A meteorite is a piece of rock or metal that originated in space and survived passage through Earth’s atmosphere to land on the surface. Meteorites are fundamentally crystalline materials, meaning their internal structure is an organized arrangement of atoms. These structures formed over billions of years in the solar system’s earliest environments. Studying these extraterrestrial crystals provides scientists with tangible evidence of the materials and processes that built our solar system.
The Basic Mineral Components of Meteorites
The crystalline components of meteorites fall into two major groups: silicate minerals and iron-nickel alloys. The most common silicate crystals are olivine and pyroxene, which form the bulk of stony meteorites. Olivine is a magnesium-iron silicate, while pyroxene crystals are silicates that exhibit a highly ordered atomic structure.
In metallic meteorites, the crystalline structure is composed of iron-nickel alloys. The two primary metal crystals are kamacite, which contains a low percentage of nickel (up to 7.5%), and taenite, which has a much higher nickel content (more than 25%). The proportion of these specific compounds allows scientists to classify and determine the meteorite’s origin.
Crystallization Processes in the Early Solar System
The formation of crystals began with the cooling and condensation of the solar nebula, the cloud of gas and dust from which our solar system formed. The first solids were tiny, high-temperature minerals that condensed directly from the hot gas phase at temperatures over 1,000 degrees Celsius, creating the initial crystalline building blocks.
Differentiation and Slow Cooling
As planetesimals accreted, internal heating from radioactive isotopes caused some to melt and differentiate, separating into layers. Denser materials like iron sank to form a core, leaving the lighter silicate minerals to crystallize in a mantle and crust. The extremely slow cooling of these metallic cores, sometimes as slow as 100 to 10,000 degrees Celsius per million years, was necessary for the formation of large, distinct crystal structures.
Shock Metamorphism
Existing crystal structures were also altered by high-energy impacts between celestial bodies. These shock events caused localized melting, high-pressure phase changes, and physical deformation of the crystal lattice. For example, the mineral coesite, a dense form of quartz, forms only under the immense pressures of a major impact. The overall process of crystallization in space, therefore, involved everything from initial gas-phase condensation to slow-motion cooling and violent shock metamorphism.
Crystalline Signatures of Major Meteorite Classes
The three major classes of meteorites—stony, iron, and stony-iron—are defined by their distinct crystalline signatures.
Stony Meteorites (Chondrites)
The most common meteorites, the stony chondrites, are characterized by chondrules. Chondrules are millimeter-sized, spherical droplets of silicate minerals, primarily olivine and pyroxene, that flash-melted and rapidly crystallized while free-floating in the solar nebula.
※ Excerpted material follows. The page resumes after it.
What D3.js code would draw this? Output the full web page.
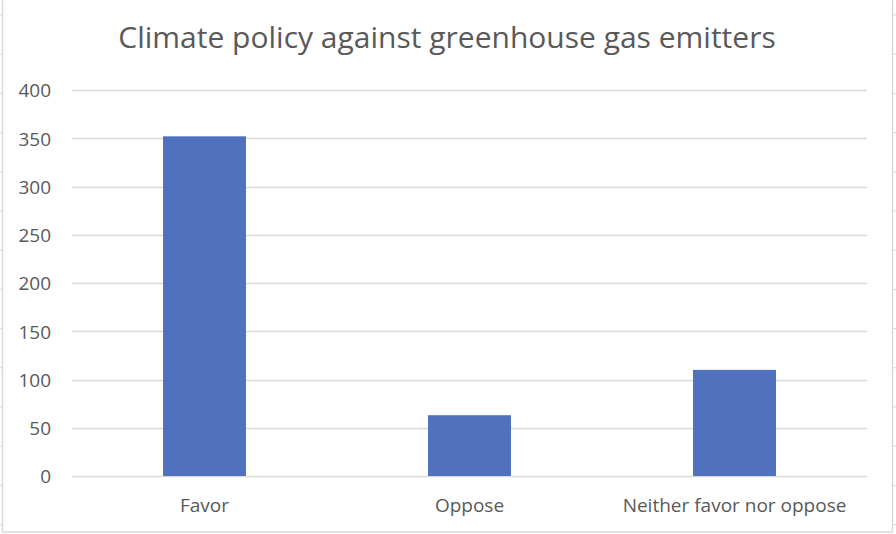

These tiny spheres are the oldest solid materials in the solar system, providing a unique snapshot of its birth.
Iron Meteorites
Iron meteorites display a striking, geometric pattern called the Widmanstätten structure when cut, polished, and etched with acid. This distinctive pattern is an interlocking lattice of the two iron-nickel alloys, kamacite and taenite. The structure requires cooling that takes millions of years, allowing the two metal phases to slowly separate and grow into large, intersecting crystal plates. The presence of the Widmanstätten pattern serves as proof of a meteorite’s cosmic origin.
Stony-Iron Meteorites (Pallasites)
Stony-iron meteorites, known as pallasites, represent the boundary layer between the metal core and the silicate mantle of an ancient planetesimal. Their crystalline signature is visually stunning, consisting of large, often olive-green crystals of olivine embedded within a continuous matrix of iron-nickel metal. These crystals provide direct evidence of the internal structure and differentiation of their parent bodies.
Reading the Cosmic History Locked in Crystals
Crystals within meteorites act as precise chronometers and environmental sensors. By analyzing the decay of radioactive isotopes, scientists can determine the crystallization age of the meteorite materials. This analysis has dated the solar system’s earliest solids to approximately 4.56 billion years ago, establishing a timeline for planet formation.
The composition and structure of these crystals reveal the temperature and pressure conditions under which they formed. The size of the crystals in the Widmanstätten pattern provides an accurate measure of the cooling rate of the parent asteroid’s core. Furthermore, variations in isotopic signatures preserved in minerals have confirmed a chemical divide in the early solar nebula. This suggests that material from the inner solar system remained largely separate from that of the outer solar system during accretion.